Es ist bezeichnend, dass in die Verschärfung der Maskenpflicht so viel Ressourcen und Energie gesteckt wird. Die FFP2-Masken bieten nämlich auch dann einen besseren Schutz, wenn das Abstandsgebot nicht eingehalten werden kann. In Bussen und Bahnen ist das häufig der Fall. Anstatt dafür zu sorgen, dass die Menschen auch an diesen Orten Abstand zueinander halten können, wird das Pferd von hinten aufgezäumt.

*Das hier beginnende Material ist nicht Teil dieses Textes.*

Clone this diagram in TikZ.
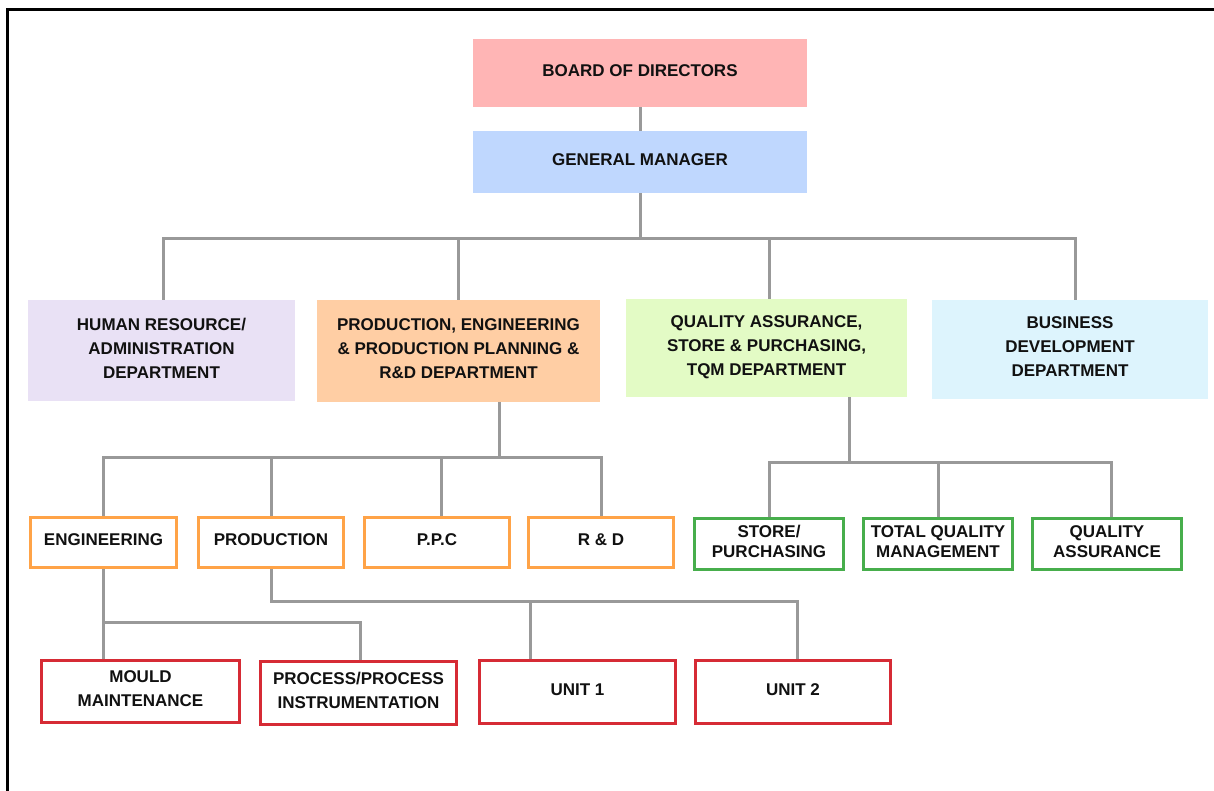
\documentclass[tikz,border=0pt]{standalone}
\usepackage{fontspec}
\setmainfont{Liberation Sans}
\definecolor{bodfill}{HTML}{FFB5B5}
\definecolor{gmfill}{HTML}{BFD7FE}
\definecolor{hrfill}{HTML}{E9E1F5}
\definecolor{pedfill}{HTML}{FFCEA4}
\definecolor{qafill}{HTML}{E3FBC5}
\definecolor{bdfill}{HTML}{DDF4FD}
\definecolor{orangeline}{HTML}{FFA347}
\definecolor{greenline}{HTML}{47AE4C}
\definecolor{redline}{HTML}{D62B35}
\definecolor{connline}{HTML}{999999}
\definecolor{ink}{HTML}{111111}
\begin{document}
\begin{tikzpicture}[x=1pt,y=-1pt,
  lbl/.style={font=\fontsize{17}{24}\selectfont\bfseries, text=ink,
    align=center, inner sep=0pt, rectangle, text depth=5pt},
  headbox/.style={lbl, fill=#1, draw=none},
  subbox/.style={lbl, fill=white, draw=#1, line width=3pt},
  tight/.style={font=\fontsize{17}{20}\selectfont\bfseries},
  conn/.style={draw=connline, line width=3pt}]

\useasboundingbox (0,0) rectangle (1214,791);
% page frame (top and left rules)
\draw[line width=3pt, black] (7,791) -- (7,9.5) -- (1214,9.5);

% top of the tree
\node[headbox=bodfill, minimum width=334, minimum height=68] (bod) at (640,73) {BOARD OF DIRECTORS};
\node[headbox=gmfill, minimum width=334, minimum height=62] (gm) at (640,162) {GENERAL MANAGER};

% departments
\node[headbox=hrfill, minimum width=267, minimum height=101] (hr) at (161.5,350.5)
  {HUMAN RESOURCE/\\ADMINISTRATION\\DEPARTMENT};
\node[headbox=pedfill, minimum width=283, minimum height=102] (ped) at (458.5,351)
  {PRODUCTION, ENGINEERING\\\& PRODUCTION PLANNING \&\\R\&D DEPARTMENT};
\node[headbox=qafill, minimum width=281, minimum height=98] (qa) at (766.5,348)
  {QUALITY ASSURANCE,\\STORE \& PURCHASING,\\TQM DEPARTMENT};
\node[headbox=bdfill, minimum width=276, minimum height=99] (bd) at (1070,349.5)
  {BUSINESS\\DEVELOPMENT\\DEPARTMENT};

% production / engineering sections
\node[subbox=orangeline, minimum width=146, minimum height=50] (eng) at (103.5,542.5) {ENGINEERING};
\node[subbox=orangeline, minimum width=145, minimum height=50] (prod) at (271,542.5) {PRODUCTION};
\node[subbox=orangeline, minimum width=145, minimum height=50] (ppc) at (437,542.5) {P.P.C};
\node[subbox=orangeline, minimum width=145, minimum height=50] (rd) at (601,542.5) {R \& D};

% quality / store sections
\node[subbox=greenline, tight, minimum width=149, minimum height=51] (store) at (769,544) {STORE/\\PURCHASING};
\node[subbox=greenline, tight, minimum width=149, minimum height=51] (tqm) at (938,544) {TOTAL QUALITY\\MANAGEMENT};
\node[subbox=greenline, tight, minimum width=149, minimum height=51] (qas) at (1107,544) {QUALITY\\ASSURANCE};

% shop-floor units
\node[subbox=redline, minimum width=198, minimum height=62] (mould) at (140.5,691.5) {MOULD\\MAINTENANCE};
\node[subbox=redline, minimum width=196, minimum height=63] (proc) at (358.5,693) {PROCESS/PROCESS\\INSTRUMENTATION};
\node[subbox=redline, minimum width=196, minimum height=63] (u1) at (577.5,692) {UNIT 1};
\node[subbox=redline, minimum width=195, minimum height=63] (u2) at (793,692) {UNIT 2};

% bus rows
\coordinate (busA) at (0,239);
\coordinate (busB) at (0,457);
\coordinate (busC) at (0,462);
\coordinate (busD) at (0,601);
\coordinate (busE) at (0,622);

% board -> general manager -> departments
\draw[conn] (bod) -- (gm);
\draw[conn] (gm.south) -- (gm.south |- busA);
\draw[conn] ([xshift=1.5]hr.north) |- ([xshift=5]busA -| bd.north) -- ([xshift=5]bd.north);
\draw[conn] (ped.north) -- (ped.north |- busA);
\draw[conn] ([xshift=3]qa.north) -- ([xshift=3]qa.north |- busA);

% production & engineering department -> sections
\coordinate (pedout) at ([xshift=40.5]ped.south);
\draw[conn] (pedout) -- (pedout |- busB);
\draw[conn] (eng.north) |- (busB -| rd.north) -- (rd.north);
\draw[conn] (prod.north) -- (prod.north |- busB);
\draw[conn] ([xshift=4]ppc.north) -- ([xshift=4]ppc.north |- busB);

% quality department -> sections
\coordinate (qaout) at ([xshift=82.5]qa.south);
\draw[conn] (qaout) -- (qaout |- busC);
\draw[conn] (store.north) |- ([xshift=4]busC -| qas.north) -- ([xshift=4]qas.north);
\draw[conn] (tqm.north) -- (tqm.north |- busC);

% engineering -> units
\draw[conn] (eng.south) -- (eng.south |- mould.north);
\draw[conn] (eng.south |- busE) -| ([xshift=1.5]proc.north);

% production -> units
\coordinate (u1in) at ([xshift=-47.5]u1.north);
\draw[conn] (prod.south) |- ([xshift=4]busD -| u2.north) -- ([xshift=4]u2.north);
\draw[conn] (u1in |- busD) -- (u1in);
\end{tikzpicture}
\end{document}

Mit der Adhoc-Lösung der FFP2-Masken soll verschleiert werden, dass man die Pandemiepause im Sommer nicht dazu genutzt hat, sich gegen eine zweite Welle des Virus zu wappnen.
Das drängendste Problem ist derzeit doch nicht, dass zu wenig Masken verfügbar sind, welcher Art auch immer, sondern dass es noch viel zu viele Kontakte zwischen den Menschen gibt. Eine verschärfte Maskenpflicht ist da eine sinnvolle Behelfslösung, aber sie kann doch nicht der Weisheit letzter Schluss sein. Solange Kontakte nicht zielgenauer eingeschränkt werden, ändern auch die vielgelobten FFP2-Masken wenig am Infektionsgeschehen. Die Zahlen mögen dieser Tage sinken, aber 17.000 Neuinfektionen sind eben auch kein Grund, sich auf die Schulter zu klopfen. Sie sind eher Zeichen dafür, dass vieles verschlafen wurde und Debatten um Impfpflicht und FFP2 eigentlich am Thema vorbeigehen.